Test input Expected output What it validates
1 / 1 1 1 / 1 1 Minimum possible instance
2 2 2 2 2 2, d=4 1 Repeated values handled correctly
1 2 3 4, d=4 4 Single-window case
1 2 1 3 3 3, d=3 1 Correct updates when optimal window appears at the end

Edge Cases

All values identical

Input:

1
5 10 3
7 7 7 7 7

The first window has frequency {7:3} and distinct = 1.

Every slide removes one 7 and adds another 7, so the frequency never reaches zero and the distinct count remains 1.

The algorithm outputs:

1

which is correct because one subscription covers every day.

Window size equals array size

Input:

1
4 10 4
1 2 3 4

The initial window already contains the entire array.

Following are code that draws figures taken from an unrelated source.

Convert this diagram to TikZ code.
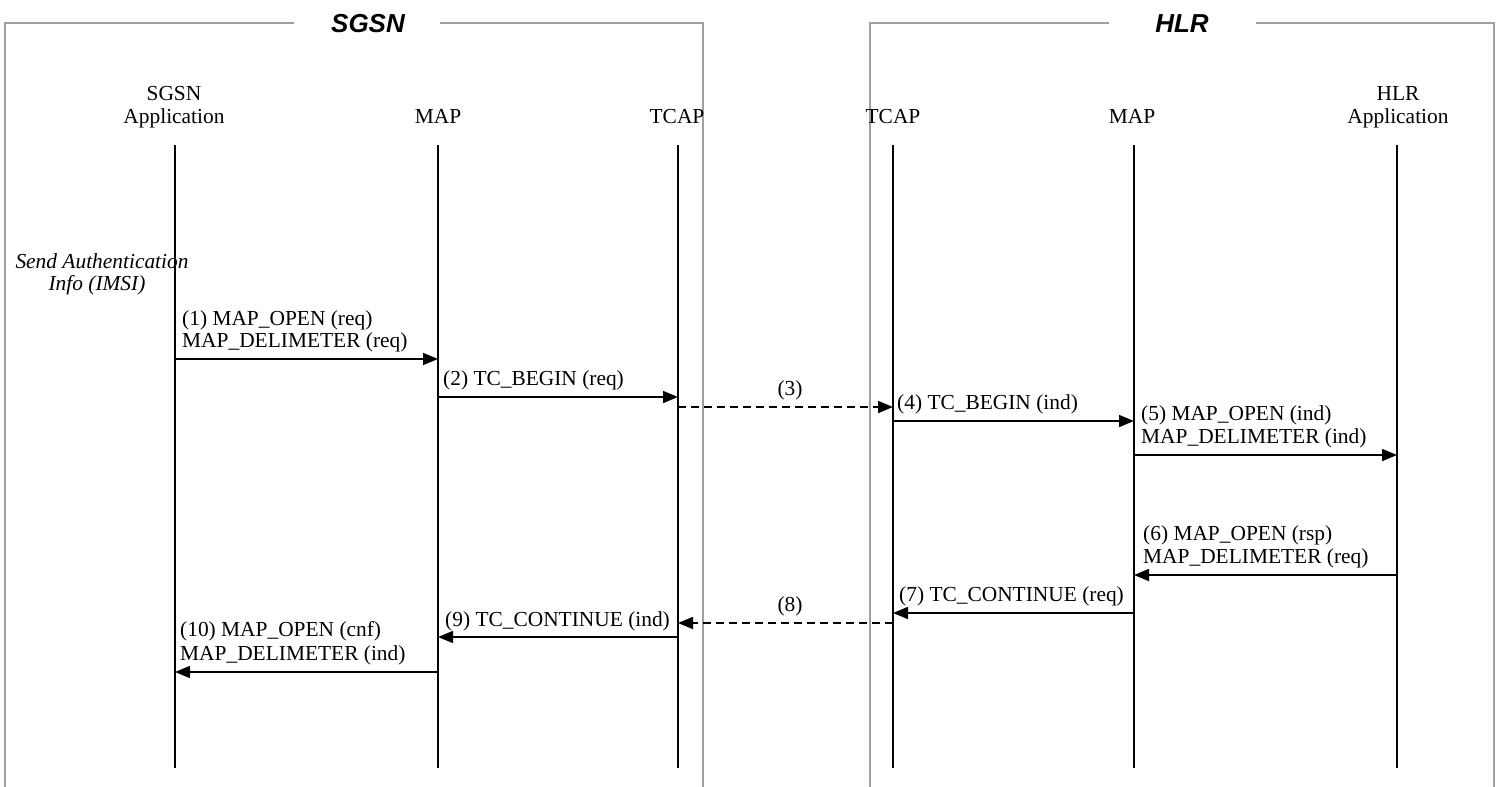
\documentclass[tikz,border=0pt]{standalone}
\usepackage{fontspec}
\setmainfont{Liberation Serif}
\newfontfamily\titlefont{Liberation Sans}
\usetikzlibrary{arrows.meta}
\definecolor{framegray}{HTML}{A0A0A0}
\tikzset{
  lbl/.style={anchor=base west, inner sep=0pt, font=\fontsize{21.4}{23}\selectfont},
  hdr/.style={anchor=base, inner sep=0pt, font=\fontsize{21.4}{23}\selectfont},
  note/.style={anchor=base, inner sep=0pt, font=\fontsize{21.4}{23}\selectfont\itshape},
  ttl/.style={anchor=base, inner sep=0pt, font=\fontsize{26}{28}\selectfont\titlefont\bfseries\itshape},
  frame/.style={draw=framegray, line width=1.5pt},
  life/.style={draw=black, line width=1.8pt},
  msg/.style={draw=black, line width=1.6pt, -{Triangle[length=15pt,width=12pt]}},
  dmsg/.style={msg, dash pattern=on 8pt off 5pt},
}
\begin{document}
\begin{tikzpicture}[x=1pt,y=-1pt]
\useasboundingbox[fill=white] (0,0) rectangle (1502,787);
% frames
\draw[frame] (294,23) -- (5,23) -- (5,790);
\draw[frame] (440,23) -- (703,23) -- (703,790);
\draw[frame] (1109,23) -- (870,23) -- (870,790);
\draw[frame] (1256,23) -- (1494,23) -- (1494,790);
\node[ttl] (tsgsn) at (368,32) {SGSN};
\node[ttl] (thlr) at (1182,32) {HLR};
% lifeline anchors
\coordinate (sa) at (175,145);
\coordinate (m1) at (438,145);
\coordinate (t1) at (678,145);
\coordinate (t2) at (893,145);
\coordinate (m2) at (1134,145);
\coordinate (ha) at (1397,145);
\foreach \n in {sa,m1,t1,t2,m2,ha} {
  \coordinate (\n b) at (\n |- 0,768);
  \draw[life] (\n) -- (\n b);
}
% headers
\node[hdr] (hsa1) at (174,100) {SGSN};
\node[hdr] (hsa2) at (174,123) {Application};
\node[hdr] (hm1) at (438,123) {MAP};
\node[hdr] (ht1) at (677,123) {TCAP};
\node[hdr] (ht2) at (893,123) {TCAP};
\node[hdr] (hm2) at (1132,123) {MAP};
\node[hdr] (hha1) at (1398,100) {HLR};
\node[hdr] (hha2) at (1398,123) {Application};
% note
\node[note] (n1) at (102,268) {Send Authentication};
\node[note] (n2) at (97,290) {Info (IMSI)};
% messages
\node[lbl] (l1a) at (182,325) {(1) MAP\_OPEN (req)};
\node[lbl] (l1b) at (182,347) {MAP\_DELIMETER (req)};
\draw[msg] (sa |- 0,359) -- (m1 |- 0,359);
\node[lbl] (l2) at (443,385) {(2) TC\_BEGIN (req)};
\draw[msg] (m1 |- 0,397) -- (t1 |- 0,397);
\node[hdr] (l3) at (790,395) {(3)};
\draw[dmsg] (t1 |- 0,407) -- (t2 |- 0,407);
\node[lbl] (l4) at (897,409) {(4) TC\_BEGIN (ind)};
\draw[msg] (t2 |- 0,421) -- (m2 |- 0,421);
\node[lbl] (l5a) at (1141,420) {(5) MAP\_OPEN (ind)};
\node[lbl] (l5b) at (1141,443) {MAP\_DELIMETER (ind)};
\draw[msg] (m2 |- 0,455) -- (ha |- 0,455);
\node[lbl] (l6a) at (1143,540) {(6) MAP\_OPEN (rsp)};
\node[lbl] (l6b) at (1143,563) {MAP\_DELIMETER (req)};
\draw[msg] (ha |- 0,575) -- (m2 |- 0,575);
\node[lbl] (l7) at (899,601) {(7) TC\_CONTINUE (req)};
\draw[msg] (m2 |- 0,613) -- (t2 |- 0,613);
\node[hdr] (l8) at (790,611) {(8)};
\draw[dmsg] (t2 |- 0,623) -- (t1 |- 0,623);
\node[lbl] (l9) at (445,626) {(9) TC\_CONTINUE (ind)};
\draw[msg] (t1 |- 0,637) -- (m1 |- 0,637);
\node[lbl] (l10a) at (180,636) {(10) MAP\_OPEN (cnf)};
\node[lbl] (l10b) at (180,660) {MAP\_DELIMETER (ind)};
\draw[msg] (m1 |- 0,672) -- (sa |- 0,672);
\end{tikzpicture}
\end{document}
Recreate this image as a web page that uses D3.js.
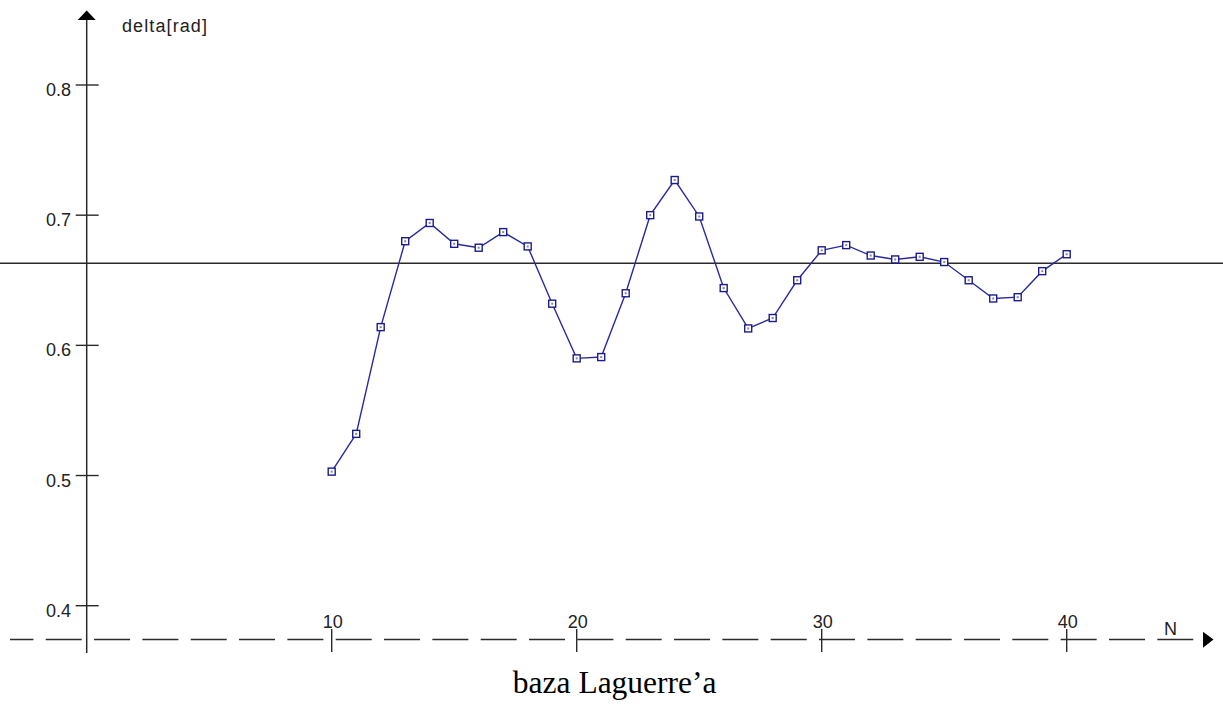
<!DOCTYPE html>
<html>
<head>
<meta charset="utf-8">
<script src="https://cdn.jsdelivr.net/npm/d3@7"></script>
<style>
  html, body { margin: 0; padding: 0; background: #fff; }
  svg { display: block; }
</style>
</head>
<body>
<svg id="chart" width="1223" height="704"></svg>
<script>
// Series: phase delta [rad] against the number of Laguerre basis functions N
const nValues = [10, 11, 12, 13, 14, 15, 16, 17, 18, 19, 20, 21, 22, 23, 24, 25,
                 26, 27, 28, 29, 30, 31, 32, 33, 34, 35, 36, 37, 38, 39, 40];
const deltaValues = [0.503, 0.532, 0.614, 0.680, 0.694, 0.678, 0.675, 0.687, 0.676, 0.632,
                     0.590, 0.591, 0.640, 0.700, 0.727, 0.699, 0.644, 0.613, 0.621, 0.650,
                     0.673, 0.677, 0.669, 0.666, 0.668, 0.664, 0.650, 0.636, 0.637, 0.657, 0.670];
const referenceLevel = 0.663;
const yTicks = [0.4, 0.5, 0.6, 0.7, 0.8];
const xTicks = [10, 20, 30, 40];
const yAxisLabel = "delta[rad]";
const xAxisLabel = "N";
const caption = "baza Laguerre\u2019a";

const svg = d3.select("#chart");
const W = 1223;

const x = d3.scaleLinear().domain([0, 40]).range([86.7, 1066.7]);
const y = d3.scaleLinear().domain([0.4, 0.8]).range([605.7, 85]);

const axisColor = "#2a2a2a";
const seriesColor = "#2a2aa0";
const markColor = "#1c1c8c";
const x0 = x(0);
const axisY = 639.5;

// Horizontal axis: long dashes with an arrowhead
svg.append("line")
  .attr("x1", 10).attr("x2", 1194.5)
  .attr("y1", axisY).attr("y2", axisY)
  .attr("stroke", axisColor).attr("stroke-width", 1.4)
  .attr("stroke-dasharray", "36 12.33")
  .attr("stroke-dashoffset", 12.6);
svg.append("path")
  .attr("d", `M1203,631.7 L1213.5,639.5 L1203,647.7 Z`)
  .attr("fill", "#000");

// Vertical axis with arrowhead
svg.append("line")
  .attr("x1", x0).attr("x2", x0)
  .attr("y1", 18).attr("y2", 653)
  .attr("stroke", axisColor).attr("stroke-width", 1.5);
svg.append("path")
  .attr("d", `M${x0},10.5 L${x0 + 9},20 L${x0 - 9},20 Z`)
  .attr("fill", "#000");

// Y ticks and labels
const yt = svg.append("g");
yt.selectAll("line").data(yTicks).join("line")
  .attr("x1", x0 - 11).attr("x2", x0 + 12)
  .attr("y1", d => y(d)).attr("y2", d => y(d))
  .attr("stroke", axisColor).attr("stroke-width", 1.4);
yt.selectAll("text").data(yTicks).join("text")
  .attr("x", 71).attr("y", d => y(d) + 11)
  .attr("text-anchor", "end")
  .attr("font-family", "'Liberation Sans', Arial, sans-serif")
  .attr("font-size", 18).attr("fill", "#222")
  .text(d => d3.format(".1f")(d));

// X ticks and labels
const xt = svg.append("g");
xt.selectAll("line").data(xTicks).join("line")
  .attr("x1", d => x(d)).attr("x2", d => x(d))
  .attr("y1", 629).attr("y2", 652)
  .attr("stroke", axisColor).attr("stroke-width", 1.4);
xt.selectAll("text").data(xTicks).join("text")
  .attr("x", d => x(d) + 1).attr("y", 628)
  .attr("text-anchor", "middle")
  .attr("font-family", "'Liberation Sans', Arial, sans-serif")
  .attr("font-size", 18).attr("fill", "#222")
  .text(d => d);

// Axis titles
svg.append("text")
  .attr("x", 122).attr("y", 31.5)
  .attr("font-family", "'Liberation Sans', Arial, sans-serif")
  .attr("font-size", 18).attr("fill", "#222")
  .attr("textLength", 85).attr("lengthAdjust", "spacing")
  .text(yAxisLabel);
svg.append("text")
  .attr("x", 1164).attr("y", 635)
  .attr("font-family", "'Liberation Sans', Arial, sans-serif")
  .attr("font-size", 18).attr("fill", "#222")
  .text(xAxisLabel);

// Reference level across the full width
svg.append("line")
  .attr("x1", 0).attr("x2", W)
  .attr("y1", y(referenceLevel)).attr("y2", y(referenceLevel))
  .attr("stroke", axisColor).attr("stroke-width", 1.5);

// Series line
const pts = nValues.map((n, i) => [n, deltaValues[i]]);
svg.append("path")
  .datum(pts)
  .attr("d", d3.line().x(d => x(d[0])).y(d => y(d[1])))
  .attr("fill", "none")
  .attr("stroke", seriesColor).attr("stroke-width", 1.4);

// Square markers
const mk = svg.append("g");
mk.selectAll("rect.m").data(pts).join("rect")
  .attr("class", "m")
  .attr("x", d => x(d[0]) - 3.5).attr("y", d => y(d[1]) - 3.5)
  .attr("width", 7).attr("height", 7)
  .attr("fill", "#fff")
  .attr("stroke", markColor).attr("stroke-width", 1.4);
mk.selectAll("rect.c").data(pts).join("rect")
  .attr("class", "c")
  .attr("x", d => x(d[0]) - 1).attr("y", d => y(d[1]) - 1)
  .attr("width", 2).attr("height", 2)
  .attr("fill", markColor).attr("opacity", 0.55);

// Caption
svg.append("text")
  .attr("x", 614.7).attr("y", 693)
  .attr("text-anchor", "middle")
  .attr("font-family", "'Liberation Serif', 'Times New Roman', serif")
  .attr("font-size", 31.5).attr("fill", "#000")
  .text(caption);
</script>
</body>
</html>
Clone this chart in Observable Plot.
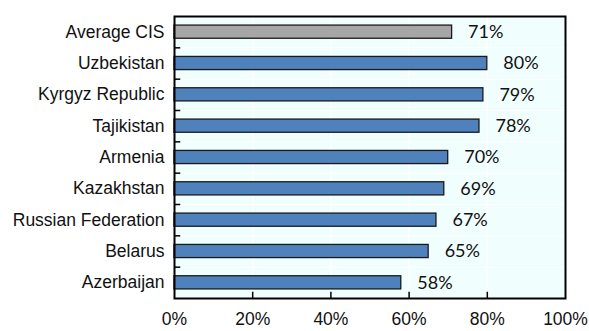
<!DOCTYPE html>
<html>
<head>
<meta charset="utf-8">
<script src="https://cdn.jsdelivr.net/npm/d3@7"></script>
<script src="https://cdn.jsdelivr.net/npm/@observablehq/plot@0.6"></script>
<style>
  html, body { margin: 0; padding: 0; background: #fff; }
  #chart svg { display: block; }
</style>
</head>
<body>
<div id="chart"></div>
<script>
// Countries, top to bottom, and their shares
const countries = ["Average CIS", "Uzbekistan", "Kyrgyz Republic", "Tajikistan", "Armenia",
                   "Kazakhstan", "Russian Federation", "Belarus", "Azerbaijan"];
const shares = [0.71, 0.80, 0.79, 0.78, 0.70, 0.69, 0.67, 0.65, 0.58];
const xTicks = [0, 0.2, 0.4, 0.6, 0.8, 1.0];

const rows = countries.map((name, i) => ({name, i, value: shares[i], avg: name === "Average CIS"}));
const rowBounds = d3.range(1, countries.length);
const pct = d => `${Math.round(d * 100)}%`;

const chart = Plot.plot({
  width: 589,
  height: 331,
  marginLeft: 174,
  marginRight: 24,
  marginTop: 16,
  marginBottom: 33,
  style: {fontFamily: "'Liberation Sans', Arial, sans-serif", background: "#fff"},
  x: {domain: [0, 1], axis: null, label: null},
  y: {domain: [0, countries.length], reverse: true, axis: null, label: null},
  marks: [
    // plot background and white grid
    Plot.rect([0], {x1: 0, x2: 1, y1: 0, y2: countries.length, fill: "#f0fefe"}),
    Plot.ruleX(xTicks.slice(1, -1), {stroke: "#fff", strokeWidth: 1.5}),
    Plot.ruleY(rowBounds, {stroke: "#fff", strokeWidth: 1}),
    // bars
    Plot.rectX(rows, {
      x1: 0, x2: "value",
      y1: d => d.i + 0.29, y2: d => d.i + 0.71,
      fill: d => d.avg ? "#a6a6a6" : "#4f81bd",
      stroke: "#1a1a1a", strokeWidth: 1.3
    }),
    // value labels
    Plot.text(rows, {
      x: "value", y: d => d.i + 0.5, text: d => pct(d.value),
      dx: 16, textAnchor: "start", fontSize: 18, fill: "#111",
      fontFamily: "Lato, 'Open Sans', sans-serif"
    }),
    // inward ticks
    Plot.ruleY(rowBounds, {y: d => d, x1: 0, x2: 0.016, stroke: "#000", strokeWidth: 1.5}),
    Plot.ruleX(xTicks.slice(1, -1), {x: d => d, y1: countries.length, y2: countries.length - 0.2, stroke: "#000", strokeWidth: 1.5}),
    // frame
    Plot.frame({stroke: "#000", strokeWidth: 2}),
    // category labels
    Plot.text(rows, {
      x: 0, y: d => d.i + 0.5, text: "name",
      dx: -10, textAnchor: "end", fontSize: 17.5, fill: "#111"
    }),
    // x tick labels
    Plot.axisX(xTicks, {anchor: "bottom", label: null, tickSize: 0, tickPadding: 14, tickFormat: pct, fontSize: 17.5, fill: "#111"})
  ]
});

document.getElementById("chart").appendChild(chart);
</script>
</body>
</html>
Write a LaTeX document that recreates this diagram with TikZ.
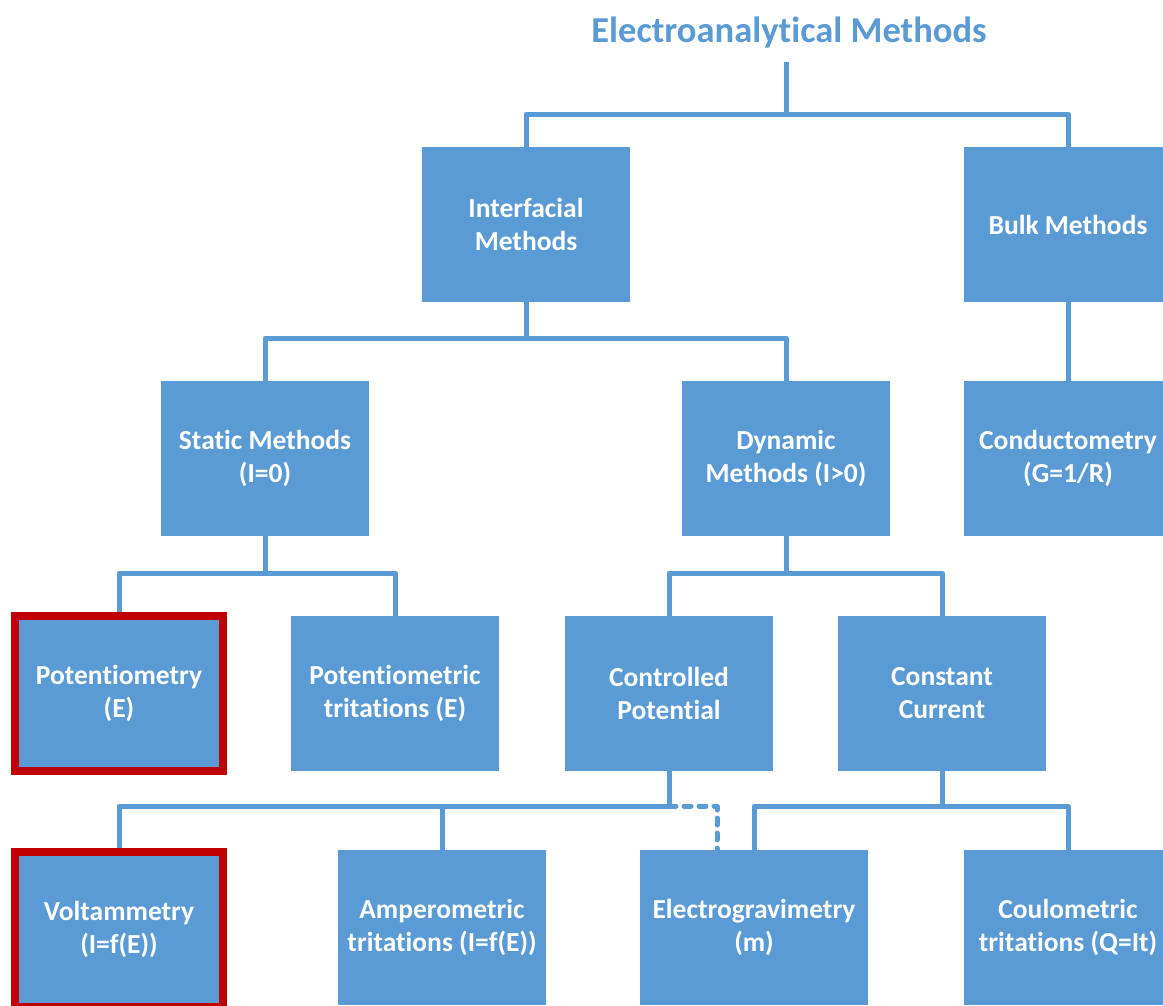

The frequency map becomes:

{1:1, 2:1, 3:1, 4:1}

so distinct = 4.

The sliding loop does not execute because there are no additional windows. The answer remains 4, which is correct.

Optimal window appears at the very end

Input:

1
6 6 3
1 2 1 3 3 3

The windows contain distinct counts:

2, 3, 2, 1

The minimum occurs in the final window.

As the algorithm slides, frequencies are updated incrementally. When the last window [3,3,3] is reached, only show 3 remains with positive frequency, so distinct becomes 1.

The answer updates to 1, confirming that no window is skipped.

Frequency drops to zero

Input:

1
4 4 2
1 2 2 2

Initial window:

[1,2]
distinct = 2

After sliding:

remove 1 -> frequency becomes 0
distinct decreases to 1

add 2 -> frequency already positive
distinct stays 1

The new window [2,2] correctly contains only one distinct show.

This case validates the most important transition in the algorithm, removing a value completely from the active window.